AP #286 Cover Story Excerpt: Tim McIlrath of Rise Against

(Photo: Brian Topolski)

In late February, Jason Pettigrew traveled to Chicago and braved a snowstorm to interview Rise Against frontman Tim McIlrath for the cover story of AP 286. The two touched on a wide variety of topics during their time together, including today’s political climate—as you’ll see in this exclusive excerpt from the story. AP 286 will be on newsstands April 3, but you can pre-order it right now.

AP: As you learn about the cultures of the world and their particular travails, you can start to build up a great distrust of politicians. Over here, it seems real issues are always clouded with buzzword stuff that doesn’t matter. The economy is in ruins, but some people are more concerned with Ellen DeGeneres shilling for JCPenney. Is anything Ellen does in her bedroom going to affect someone’s ability to get a job? Isn’t that culture war?

TIM McILRATH: It’s moral superiority, in a sense. And it’s sheer hypocrisy, too, when you talk about a party who likes to espouse these ideas that there’s too much government here, here and here, but when it comes to your marriage, we want government all up in your business. When it comes to treating gay people equally, we want government right there so it doesn’t happen. The argument now is women’s reproductive rights. How incredible is it that you have this party saying they want government so much up in your business that I turn the news on and the term “forced vaginal probe” is being talked about. That’s what was on CNN this morning, and that’s what’s being talked about. It’s 2012, we’re still fighting a war, and our economy is in a downward spiral. Yet there are groups who want to impose their religious values on everybody else to control women’s reproductive rights. If it was reversed and some other religion was being imposed on them, you could see the country freaking out. But because it’s Christianity, then it’s okay. Employers that can decide whether they want to cover your birth control method [via health coverage] because of their own morals is scary. And it’s scary because it’s being talked about.

I was talking to somebody the other day about how incredible our country is that we give the time of day to crazy fucking people. We’re so nice. We give people like Rick Santorum the time of day—we let him talk on television. That’s freedom of speech, right there. But he’s out of his mind. And there are so many people that support him, unfortunately. This is not progress.

Any speculation on how it’s going to play out in November?
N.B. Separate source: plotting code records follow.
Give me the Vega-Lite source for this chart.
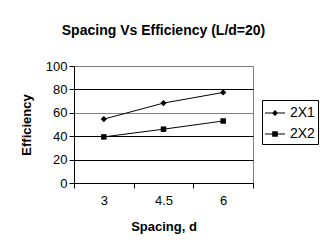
{
  "$schema": "https://vega.github.io/schema/vega-lite/v6.json",
  "width": 179,
  "height": 117,
  "autosize": {"type": "none"},
  "padding": {"left": 74, "top": 66, "right": 67, "bottom": 68},
  "background": "white",
  "title": {
    "text": "Spacing Vs Efficiency (L/d=20)",
    "font": "Liberation Sans",
    "fontSize": 14,
    "fontWeight": "bold",
    "color": "black",
    "anchor": "middle",
    "frame": "group",
    "offset": 22
  },
  "config": {
    "view": {"stroke": "#808080", "strokeWidth": 1},
    "font": "Liberation Sans"
  },
  "data": {
    "values": [
      {"Spacing": "3", "Efficiency": 54.6, "Series": "2X1"},
      {"Spacing": "4.5", "Efficiency": 68.3, "Series": "2X1"},
      {"Spacing": "6", "Efficiency": 77.4, "Series": "2X1"},
      {"Spacing": "3", "Efficiency": 39.4, "Series": "2X2"},
      {"Spacing": "4.5", "Efficiency": 46.0, "Series": "2X2"},
      {"Spacing": "6", "Efficiency": 53.0, "Series": "2X2"}
    ]
  },
  "encoding": {
    "x": {
      "field": "Spacing",
      "type": "ordinal",
      "sort": ["3", "4.5", "6"],
      "scale": {"paddingInner": 0, "paddingOuter": 0},
      "axis": {
        "title": "Spacing, d",
        "titleFont": "Liberation Sans",
        "titleFontSize": 13,
        "titleFontWeight": "bold",
        "titleColor": "black",
        "titlePadding": 13,
        "labelFont": "Liberation Sans",
        "labelFontSize": 13,
        "labelColor": "black",
        "labelAngle": 0,
        "labelPadding": 6,
        "tickBand": "extent",
        "tickSize": 5,
        "tickColor": "black",
        "domainColor": "black",
        "grid": false
      }
    },
    "y": {
      "field": "Efficiency",
      "type": "quantitative",
      "scale": {"domain": [0, 100], "nice": false},
      "axis": {
        "title": "Efficiency",
        "titleFont": "Liberation Sans",
        "titleFontSize": 13,
        "titleFontWeight": "bold",
        "titleColor": "black",
        "titlePadding": 12,
        "labelFont": "Liberation Sans",
        "labelFontSize": 13,
        "labelColor": "black",
        "labelPadding": 2,
        "values": [0, 20, 40, 60, 80, 100],
        "tickSize": 5,
        "tickColor": "black",
        "domainColor": "black",
        "grid": true,
        "gridColor": {
          "condition": {"test": "datum.value === 100 || datum.value === 60", "value": "#808080"},
          "value": "black"
        },
        "gridOpacity": 1
      }
    }
  },
  "layer": [
    {
      "mark": {"type": "line", "color": "black", "strokeWidth": 1},
      "encoding": {"detail": {"field": "Series", "type": "nominal"}}
    },
    {
      "mark": {"type": "point", "filled": true, "color": "black", "opacity": 1},
      "encoding": {
        "shape": {
          "field": "Series",
          "type": "nominal",
          "scale": {"domain": ["2X1", "2X2"], "range": ["diamond", "square"]},
          "legend": null
        },
        "size": {
          "field": "Series",
          "type": "nominal",
          "scale": {"domain": ["2X1", "2X2"], "range": [40, 30]},
          "legend": null
        }
      }
    },
    {
      "mark": {"type": "point", "filled": true, "color": "black", "opacity": 0, "size": 400},
      "encoding": {
        "shape": {
          "field": "Series",
          "type": "nominal",
          "scale": {
            "domain": ["2X1", "2X2"],
            "range": [
              "M-1,-0.05L1,-0.05L1,0.05L-1,0.05Z M0,-0.3L0.3,0L0,0.3L-0.3,0Z",
              "M-1,-0.05L1,-0.05L1,0.05L-1,0.05Z M-0.28,-0.28L0.28,-0.28L0.28,0.28L-0.28,0.28Z"
            ]
          },
          "legend": {
            "title": null,
            "orient": "none",
            "legendX": 188,
            "legendY": 34,
            "padding": 3,
            "strokeColor": "black",
            "fillColor": "white",
            "cornerRadius": 0,
            "symbolOpacity": 1,
            "symbolFillColor": "black",
            "symbolStrokeWidth": 0,
            "symbolSize": 400,
            "labelFont": "Liberation Sans",
            "labelFontSize": 14,
            "labelColor": "black",
            "labelOffset": 5,
            "rowPadding": 4,
            "encode": {
              "symbols": {"update": {"fill": {"value": "black"}, "opacity": {"value": 1}, "fillOpacity": {"value": 1}}}
            }
          }
        }
      }
    }
  ],
  "resolve": {"scale": {"shape": "independent", "size": "independent"}, "legend": {"shape": "independent"}}
}
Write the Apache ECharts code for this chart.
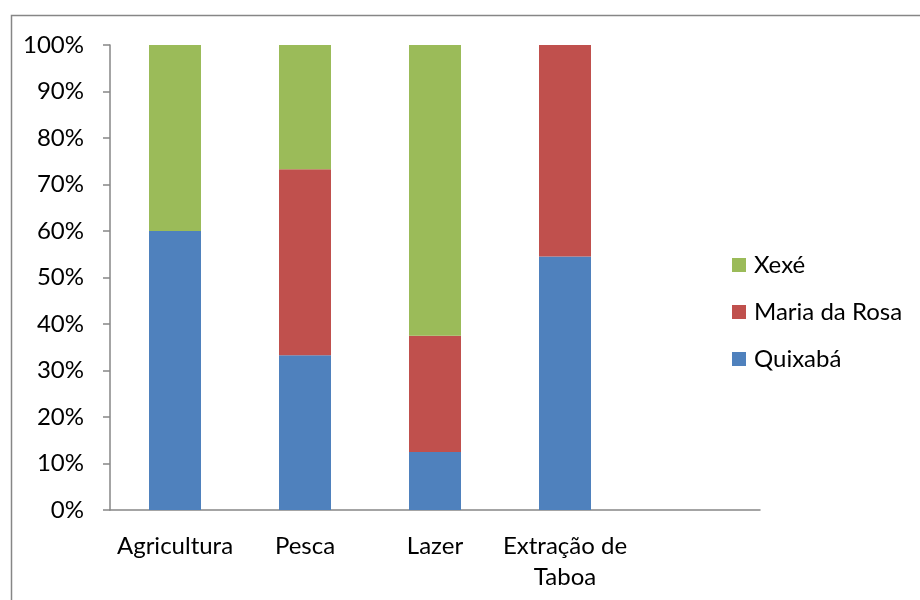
<!DOCTYPE html>
<html>
<head>
<meta charset="utf-8">
<script src="https://cdn.jsdelivr.net/npm/echarts@6/dist/echarts.min.js"></script>
<style>
  html, body { margin: 0; padding: 0; background: #fff; }
  #chart { width: 920px; height: 600px; }
</style>
</head>
<body>
<div id="chart"></div>
<script>
// Activity categories (last slot left empty on the axis)
const categories = ['Agricultura', 'Pesca', 'Lazer', 'Extração de\nTaboa', ''];

// Share of each community per activity, in percent
const quixaba = [60, 33.3, 12.5, 54.5, null];
const mariaDaRosa = [0, 40, 25, 45.5, null];
const xexe = [40, 26.7, 62.5, 0, null];

const seriesNames = ['Quixabá', 'Maria da Rosa', 'Xexé'];
const legendOrder = ['Xexé', 'Maria da Rosa', 'Quixabá'];

const FONT = 'Lato, "Open Sans", sans-serif';
const FONT_SIZE = 24;
const AXIS_GRAY = '#868686';

const chart = echarts.init(document.getElementById('chart'));

function barSeries(name, values, color) {
  return {
    name: name,
    type: 'bar',
    stack: 'total',
    barWidth: 52,
    data: values,
    itemStyle: { color: color, borderWidth: 0 },
    emphasis: { disabled: true }
  };
}

chart.setOption({
  animation: false,
  backgroundColor: '#fff',
  graphic: [{
    type: 'rect',
    shape: { x: 11.5, y: 15.5, width: 1000, height: 1000 },
    style: { fill: 'none', stroke: AXIS_GRAY, lineWidth: 1.5 },
    silent: true
  }],
  grid: { left: 110, top: 45, right: 160, bottom: 90 },
  legend: {
    orient: 'vertical',
    left: 732,
    top: 253,
    padding: 0,
    itemWidth: 14,
    itemHeight: 14,
    itemGap: 23,
    icon: 'rect',
    data: legendOrder,
    textStyle: { fontFamily: FONT, fontSize: FONT_SIZE, color: '#000', padding: [0, 0, 0, 3] }
  },
  xAxis: {
    type: 'category',
    data: categories,
    boundaryGap: true,
    axisLine: { lineStyle: { color: AXIS_GRAY, width: 1.5 } },
    axisTick: { length: 8, lineStyle: { color: AXIS_GRAY, width: 1.5 } },
    axisLabel: {
      interval: 0,
      margin: 21,
      color: '#000',
      fontFamily: FONT,
      fontSize: FONT_SIZE,
      lineHeight: 31,
      align: 'center'
    }
  },
  yAxis: {
    type: 'value',
    min: 0,
    max: 100,
    interval: 10,
    axisLine: { show: true, lineStyle: { color: AXIS_GRAY, width: 1.5 } },
    axisTick: { show: true, length: 7, lineStyle: { color: AXIS_GRAY, width: 1.5 } },
    splitLine: { show: false },
    axisLabel: {
      margin: 26,
      color: '#000',
      fontFamily: FONT,
      fontSize: FONT_SIZE,
      formatter: '{value}%'
    }
  },
  series: [
    barSeries(seriesNames[0], quixaba, '#4F81BD'),
    barSeries(seriesNames[1], mariaDaRosa, '#C0504D'),
    barSeries(seriesNames[2], xexe, '#9BBB59')
  ]
});
</script>
</body>
</html>
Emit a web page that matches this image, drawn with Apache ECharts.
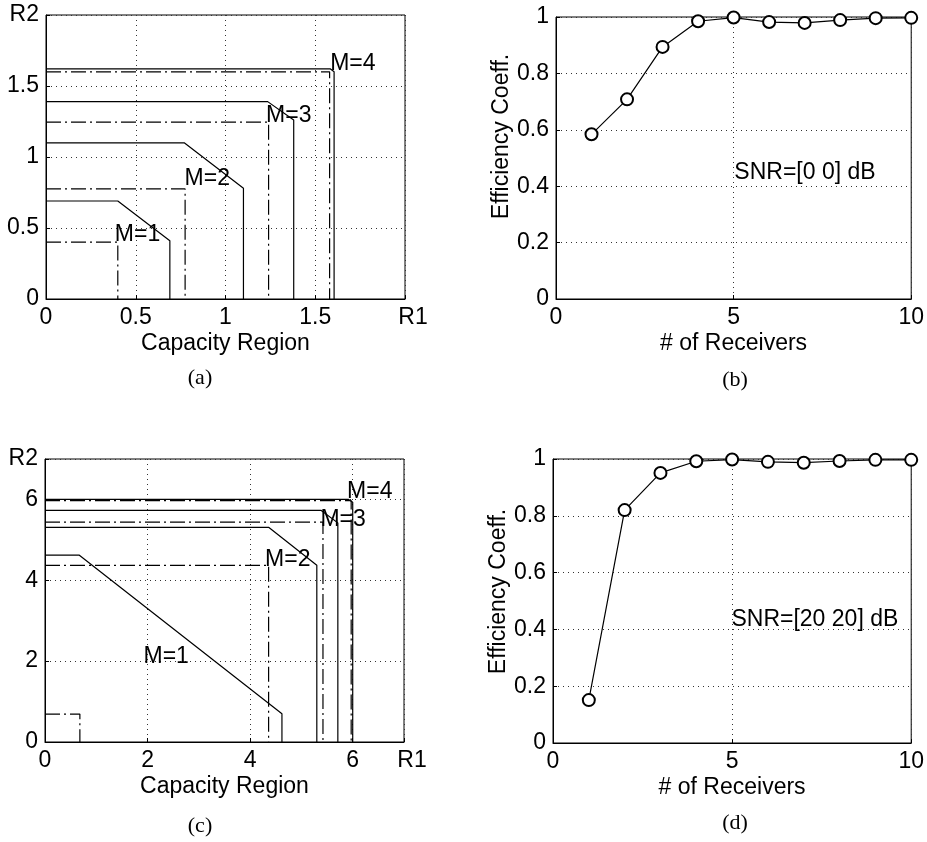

It’s interesting. For the first time in my lifetime, the Republican establishment has lost control of its constituency. At one point, outlets like Fox News did whatever the Republican sector told them to do. It seems that time is over and that the roles are reversed: The Republican establishment is beholden to Fox News. Fox News is the one actually steering the ship nowadays, and the Republicans have to placate that and acquiesce to this viewership they’ve built up over the last decade. And then you have the Tea Party, which at one point was [the Republicans thinking,] “Cool, this is our energetic response to liberals taking over D.C.,” but then it was, “Oh, wait: This is Dr. Frankenstein’s monster. We can’t control it anymore.” The right built Fox News and the Tea Party, but now they’ve lost control. The monster has gone AWOL. At a time where it would’ve been a no-brainer to have Mitt Romney as the guy to go against Obama, now they can’t even assure that happening because they’ve built up this crazy constituency of people they no longer have direct communication to.

It’s been really fun watching this [nomination process] unfold. What I think it is doing is showing the really ugly sides of right-wing conservatism, the real bottom of the barrel. We live in a world where we like to think, “Well, the left-wing talking heads are no better than the right-wing talking heads.” The Republican right-wing conservative party is now synonymous with bigotry. And it’s really scary. [Rise Against] were working with the It Gets Better campaign with our song “Make It Stop.” Now you’re seeing actual lives at stake. You’re seeing people in politics working to create an environment that trickles down into the hallways of high schools, an environment where there are students who feel they don’t belong in those hallways, or on this planet. When you are pulling those strings in Washington, D.C., and creating such mental anguish in a student’s or a teenager’s life, you’ve crossed the line. This is pure hate and it has no place. It’s a great thing in America that we give people a voice. But that party has gone off the rails. It needs to be reined in, and it needs to be held accountable.